— start DATA LINES —
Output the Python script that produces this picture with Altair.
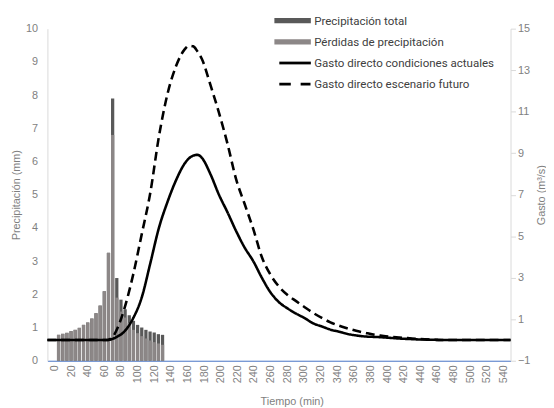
import altair as alt
import pandas as pd

# ---------------- data ----------------
bar_time = list(range(5, 131, 5))
precip_total = [0.78, 0.81, 0.84, 0.89, 0.93, 0.99, 1.08, 1.15, 1.27, 1.43, 1.66, 2.09, 3.25,
                7.9, 2.49, 1.84, 1.55, 1.37, 1.2, 1.08, 1.0, 0.93, 0.88, 0.85, 0.8, 0.78]
precip_losses = [0.78, 0.81, 0.84, 0.89, 0.93, 0.99, 1.08, 1.15, 1.27, 1.43, 1.66, 2.09, 3.25,
                 6.8, 1.9, 1.48, 1.3, 1.13, 0.93, 0.83, 0.74, 0.67, 0.61, 0.56, 0.52, 0.48]

q_time = [0, 10, 20, 30, 40, 50, 60, 70, 75, 80, 90, 100, 110, 120, 130, 140, 150, 160, 165, 170,
          175, 180, 190, 200, 210, 220, 230, 240, 250, 260, 270, 280, 290, 300, 310, 320, 330,
          340, 350, 360, 370, 380, 390, 400, 410, 420, 430, 440, 450, 460, 470, 480, 490, 500,
          510, 520, 530, 540]
q_actual = [0, 0, 0, 0, 0, 0, 0, 0, 0.04, 0.13, 0.42, 1.05, 2.05, 3.7, 5.4, 6.65, 7.7, 8.5, 8.75, 8.88,
            8.92, 8.78, 8.0, 7.0, 6.15, 5.25, 4.45, 3.8, 3.0, 2.3, 1.82, 1.52, 1.27, 1.05, 0.8, 0.65, 0.5,
            0.4, 0.29, 0.22, 0.17, 0.15, 0.13, 0.1, 0.07, 0.05, 0.03, 0.02, 0.01, 0, 0, 0, 0, 0,
            0, 0, 0, 0]
q_future = [0, 0, 0, 0, 0, 0, 0, 0, 0.09, 0.42, 1.55, 3.15, 5.1, 7.1, 9.8, 11.85, 13.2, 14.0, 14.18, 14.15,
            13.9, 13.55, 12.3, 10.95, 9.45, 7.75, 6.55, 5.35, 4.0, 3.15, 2.57, 2.17, 1.87, 1.58, 1.3, 1.06, 0.85,
            0.69, 0.56, 0.44, 0.35, 0.26, 0.2, 0.15, 0.12, 0.09, 0.06, 0.03, 0.01, 0, 0, 0, 0, 0,
            0, 0, 0, 0]

x_ticks = list(range(0, 541, 20))
left_ticks = list(range(0, 11))
right_ticks = list(range(-1, 16, 2))

series = ["Precipitación total", "Pérdidas de precipitación",
          "Gasto directo condiciones actuales", "Gasto directo escenario futuro"]
series_colors = ["#595959", "#8c8787", "#000000", "#000000"]
legend_shapes = [
    "M-3.7,-0.52L3.7,-0.52L3.7,0.52L-3.7,0.52Z",
    "M-3.7,-0.52L3.7,-0.52L3.7,0.52L-3.7,0.52Z",
    "M-2.7,-0.28L3.7,-0.28L3.7,0.28L-2.7,0.28Z",
    "M-2.7,-0.28L-0.37,-0.28L-0.37,0.28L-2.7,0.28Z M1.63,-0.28L3.63,-0.28L3.63,0.28L1.63,0.28Z",
]

# ---------------- tables ----------------
total_df = pd.DataFrame({"t": bar_time, "v": precip_total})
loss_df = pd.DataFrame({"t": bar_time, "v": precip_losses})
q_df = pd.DataFrame({
    "t": q_time + q_time,
    "q": q_actual + q_future,
    "serie": [series[2]] * len(q_time) + [series[3]] * len(q_time),
})
leg_df = pd.DataFrame({"serie": series})

GRAY = "#7f7f7f"
AXIS_FONT = "Liberation Sans"

x_bar = alt.X("t:Q", scale=alt.Scale(domain=[-2.5, 542.5], nice=False, zero=False),
              axis=alt.Axis(values=x_ticks, labelAngle=-90, title="Tiempo (min)", ticks=False,
                            domainColor="#4472c4", labelPadding=4, titlePadding=13, titleX=248,
                            labelFlush=False, labelOverlap=False, grid=False))
y_left = alt.Y("v:Q", scale=alt.Scale(domain=[0, 10], nice=False),
               axis=alt.Axis(values=left_ticks, title="Precipitación (mm)", ticks=False,
                             domainColor="#d9d9d9", labelPadding=10, titlePadding=4, grid=False))

bars_total = alt.Chart(total_df).mark_bar(size=3.3, color=series_colors[0]).encode(x=x_bar, y=y_left)
bars_loss = alt.Chart(loss_df).mark_bar(size=3.3, color=series_colors[1]).encode(x=x_bar, y=y_left)
bars = alt.layer(bars_total, bars_loss)

lines = alt.Chart(q_df).mark_line(color="#000000", strokeWidth=2.6, interpolate="monotone").encode(
    x=alt.X("t:Q", scale=alt.Scale(domain=[0, 540], nice=False, zero=False), axis=None),
    y=alt.Y("q:Q", scale=alt.Scale(domain=[-1, 15], nice=False),
            axis=alt.Axis(orient="right", values=right_ticks, title="Gasto (m³/s)",
                          tickSize=5, tickColor="#d9d9d9", domainColor="#d9d9d9",
                          labelPadding=2, titlePadding=6, titleAngle=270,
                          titleBaseline="top", grid=False)),
    strokeDash=alt.StrokeDash("serie:N", scale=alt.Scale(domain=series[2:], range=[[1, 0], [9, 5]]),
                              legend=None),
    detail="serie:N",
)

legend = alt.Legend(title=None, orient="none", legendX=243, legendY=-14, symbolSize=100,
                    symbolStrokeWidth=0, symbolOpacity=1, labelFont="Roboto", labelFontSize=11.7,
                    labelColor="#404040", labelLimit=300, rowPadding=8.5, labelOffset=16, padding=0)
legend_layer = alt.Chart(leg_df).mark_point(opacity=0, filled=True).encode(
    color=alt.Color("serie:N", scale=alt.Scale(domain=series, range=series_colors), legend=legend),
    shape=alt.Shape("serie:N", scale=alt.Scale(domain=series, range=legend_shapes), legend=legend),
)

chart = alt.layer(bars, lines, legend_layer).resolve_scale(
    x="independent", y="independent"
).properties(
    width=470, height=337,
    padding={"left": 40, "top": 18, "right": 36, "bottom": 45},
    autosize=alt.AutoSizeParams(type="none"),
).configure_view(stroke=None).configure_axis(
    labelFont=AXIS_FONT, labelFontSize=11, labelColor=GRAY,
    titleFont=AXIS_FONT, titleFontSize=11, titleColor=GRAY, titleFontWeight="normal",
)

chart.save("out.html", embed_options={"renderer": "svg", "actions": False})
— end DATA LINES —
* _STATED TASK_
Pictures excluded, repeat exactly the lines from the top of the material through the line with "import pandas as pd", including both of those lines.

* _EXERCISE RESPONSE_
Output the Python script that produces this picture with Altair.
import altair as alt
import pandas as pd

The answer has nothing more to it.